Rattrapé par la polémique en Croatie, où il était en déplacement mardi, le chef de l’Etat turc a pris ses distances avec M. Kahraman. “Le président de notre Parlement a exprimé ses propres opinions”, a-t-il déclaré.

“En ce qui me concerne, ce que je pense à ce sujet est clair depuis le début”, a poursuivi M. Erdogan. “L’Etat se tient à égale distance de tous les groupes religieux (…) C’est cela la laïcité”. Cité par l’agence de presse Dogan, M. Kahraman a lui aussi déclaré qu’il n’avait fait qu'”exprimer (ses) opinions personnelles”.

Une garantie

Depuis son arrivée au pouvoir en 2002, l’AKP est accusé par ses détracteurs de vouloir islamiser la société turque. Cette formation a libéralisé le port du voile islamique autrefois strictement interdit dans la fonction publique et les universités.

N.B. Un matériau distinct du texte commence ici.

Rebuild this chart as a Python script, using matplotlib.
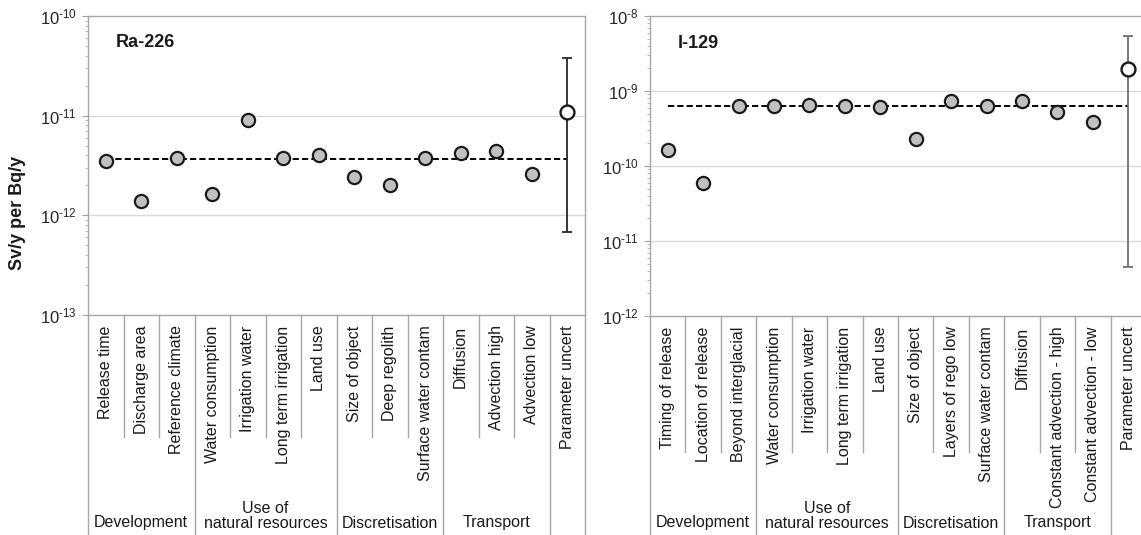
import math
import matplotlib
matplotlib.use("Agg")
import matplotlib.pyplot as plt
import matplotlib.transforms as mtransforms
from matplotlib.ticker import LogLocator, FixedLocator, NullFormatter

plt.rcParams['font.family'] = ['Liberation Sans', 'DejaVu Sans']
plt.rcParams['mathtext.fontset'] = 'custom'
plt.rcParams['mathtext.rm'] = 'Liberation Sans'
plt.rcParams['mathtext.it'] = 'Liberation Sans:italic'
plt.rcParams['mathtext.bf'] = 'Liberation Sans:bold'

# ---------------- data ----------------
groups = ["Development", "Use of\nnatural resources", "Discretisation", "Transport", ""]
group_sizes = [3, 4, 3, 3, 1]

ra_labels = ["Release time", "Discharge area", "Reference climate",
             "Water consumption", "Irrigation water", "Long term irrigation", "Land use",
             "Size of object", "Deep regolith", "Surface water contam",
             "Diffusion", "Advection high", "Advection low", "Parameter uncert"]
ra_values = [3.5e-12, 1.38e-12, 3.73e-12,
             1.65e-12, 9.1e-12, 3.73e-12, 4.03e-12,
             2.44e-12, 2.03e-12, 3.73e-12,
             4.19e-12, 4.42e-12, 2.6e-12]
ra_reference = 3.7e-12
ra_param = 1.1e-11
ra_param_low = 6.8e-13
ra_param_high = 3.76e-11

i_labels = ["Timing of release", "Location of release", "Beyond interglacial",
            "Water consumption", "Irrigation water", "Long term irrigation", "Land use",
            "Size of object", "Layers of rego low", "Surface water contam",
            "Diffusion", "Constant advection - high", "Constant advection - low",
            "Parameter uncert"]
i_values = [1.63e-10, 5.93e-11, 6.31e-10,
            6.31e-10, 6.44e-10, 6.3e-10, 6.18e-10,
            2.31e-10, 7.43e-10, 6.3e-10,
            7.28e-10, 5.25e-10, 3.86e-10]
i_reference = 6.3e-10
i_param = 1.99e-9
i_param_low = 4.55e-12
i_param_high = 5.41e-9

W, H = 1141, 535
fig = plt.figure(figsize=(W / 100, H / 100), dpi=100)


def px_axes(x0, y0, x1, y1):
    return fig.add_axes([x0 / W, 1 - y1 / H, (x1 - x0) / W, (y1 - y0) / H])


def draw_panel(ax, labels, values, ref, pval, plow, phigh, ylim, title,
               y_short, y_long, y_group, y_group2, errcolor):
    n = len(labels)
    xs = list(range(1, n + 1))
    ax.set_xlim(0.5, n + 0.5)
    ax.set_yscale('log')
    ax.set_ylim(*ylim)
    lo, hi = int(round(math.log10(ylim[0]))), int(round(math.log10(ylim[1])))
    decades = [10.0 ** e for e in range(lo, hi + 1)]
    ax.yaxis.set_major_locator(FixedLocator(decades))
    ax.set_yticklabels([r'$10^{\text{-%d}}$' % (-e) for e in range(lo, hi + 1)])
    ax.yaxis.set_minor_locator(LogLocator(base=10, subs=range(2, 10), numticks=50))
    ax.yaxis.set_minor_formatter(NullFormatter())
    for d in decades[1:-1]:
        ax.axhline(d, color='#d9d9d9', lw=1.0, zorder=0)
    ax.tick_params(axis='y', which='major', direction='out', length=4, width=0.8,
                   color='#a0a0a0', labelsize=12, labelcolor='#262626', pad=4)
    ax.tick_params(axis='y', which='minor', direction='out', length=2.5, width=0.6,
                   color='#b0b0b0')
    ax.set_xticks([])
    for s in ax.spines.values():
        s.set_color('#a6a6a6')
        s.set_linewidth(1.0)

    # reference dashed line through category centres
    ax.plot([xs[0], xs[-1]], [ref, ref], ls=(0, (3.2, 1.6)), color='black', lw=1.4, zorder=2)
    # sensitivity cases
    ax.plot(xs[:-1], values, ls='none', marker='o', ms=9.5, mfc='#c0c0c0',
            mec='#1a1a1a', mew=1.6, zorder=3)
    # parameter uncertainty
    ax.errorbar([xs[-1]], [pval], yerr=[[pval - plow], [phigh - pval]], fmt='none',
                ecolor=errcolor, elinewidth=1.3, capsize=3.5, capthick=1.3, zorder=2)
    ax.plot([xs[-1]], [pval], ls='none', marker='o', ms=10, mfc='white',
            mec='#1a1a1a', mew=1.7, zorder=4)

    ax.text(0.055, 0.91, title, transform=ax.transAxes, fontsize=13,
            fontweight='bold', ha='left', va='center', color='#1a1a1a')

    # category labels & separators below axis
    trans = mtransforms.blended_transform_factory(ax.transData, ax.transAxes)
    for x, lab in zip(xs, labels):
        ax.text(x, -0.035, lab, rotation=90, ha='center', va='top', fontsize=11.5,
                color='#1a1a1a', transform=trans, clip_on=False)
    bounds = [0.5]
    c = 0.5
    for g in group_sizes:
        c += g
        bounds.append(c)
    for b in range(1, n):
        xb = b + 0.5
        yb = y_long if xb in bounds else y_short
        ax.plot([xb, xb], [0, yb], color='#a6a6a6', lw=1.0, transform=trans,
                clip_on=False)
    for xb in (0.5, n + 0.5):
        ax.plot([xb, xb], [0, y_long], color='#a6a6a6', lw=1.0, transform=trans,
                clip_on=False)
    for gi, g in enumerate(groups):
        if not g:
            continue
        xc = (bounds[gi] + bounds[gi + 1]) / 2
        yy = y_group2 if '\n' in g else y_group
        ax.text(xc, yy, g, ha='center', va='center', fontsize=11.5,
                color='#1a1a1a', transform=trans, clip_on=False, linespacing=1.05)


ax1 = px_axes(88, 16, 585, 315)
draw_panel(ax1, ra_labels, ra_values, ra_reference, ra_param, ra_param_low,
           ra_param_high, (1e-13, 1e-10), "Ra-226",
           (315 - 437) / 299, -0.8, (315 - 523) / 299, (315 - 516) / 299, '#262626')

ax2 = px_axes(650, 16, 1146, 316)
draw_panel(ax2, i_labels, i_values, i_reference, i_param, i_param_low,
           i_param_high, (1e-12, 1e-8), "I-129",
           (316 - 452) / 300, -0.8, (316 - 523) / 300, (316 - 516) / 300, '#707070')

fig.text(18 / W, 1 - 213 / H, "Sv/y per Bq/y", rotation=90, ha='center', va='center',
         fontsize=13, fontweight='bold', color='#1a1a1a')

fig.savefig("out.png", dpi=100)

La déclaration de M. Kahraman a provoqué une levée de boucliers des partis d’opposition. Dans une rare unanimité, ces derniers ont appelé à sa démission.

“La laïcité est la garantie de la liberté de culte”, a lancé le chef de file de l’opposition laïque au Parlement, Kemal Kiliçdaroglu, lors d’un discours devant ses députés du CHP (parti républicain du peuple). Il a accusé le régime islamo-conservateur de vouloir “détruire la République”.

L’AKP “a montré son vrai visage”, a assuré pour sa part Figen Yuksekdag, coprésidente du Parti démocratique des peuples (HDP, prokurde).

Depuis la reconduction de l’AKP au pouvoir, en novembre, l’une des priorités du gouvernement est de doter la Turquie d’une nouvelle loi fondamentale pour remplacer celle héritée de la junte militaire après le putsch de 1980.